Health messages on social media are typically constructed through combinations of source cues, appeals, frames, and evidence, which jointly shape communication and persuasive effects. However, prior research has largely focused on single elements or simple pairwise interactions, offering insufficient insight into how multiple elements operate together in real-world digital environments. To address this gap, this study adopts a systems perspective to examine multi-element message combinations. Using 1.8 million health-related Weibo posts, we apply clustering analysis to identify recurring combinations and assess their relationships with communication effects. First, four recurring element combinations are identified: Institutional Authority, Narrative, Assertive Appeal, and Contextual Expression. These combinations function as core structures organized around two key elements. Second, stronger communication effects depend not only on core structures but also on peripheral elements aligned with these structures, with combinations of two to four peripheral elements generally showing greater advantages.

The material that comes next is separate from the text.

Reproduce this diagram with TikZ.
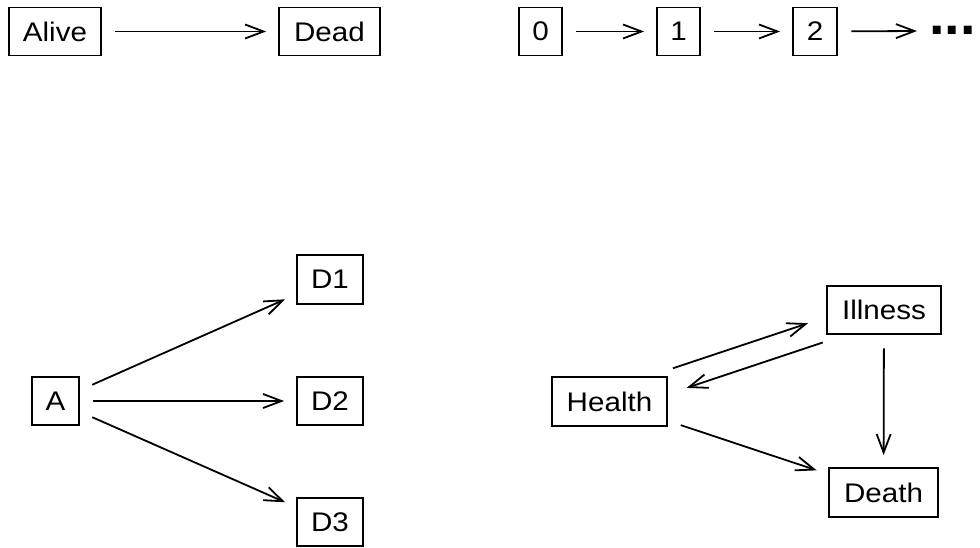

Third, the optimal level of peripheral complexity varies with source influence, indicating that environmental factors condition the relationship between message combinations and communication effects. These findings show that communication and persuasive effects are shaped by synergies and trade-offs among multiple persuasive elements. Based on this, the study proposes a Core-Periphery-Environment framework to explain how message combinations generate communication effects with persuasive implications on social media. The study extends research from isolated elements to systems combinations and offers practical implications for health communication.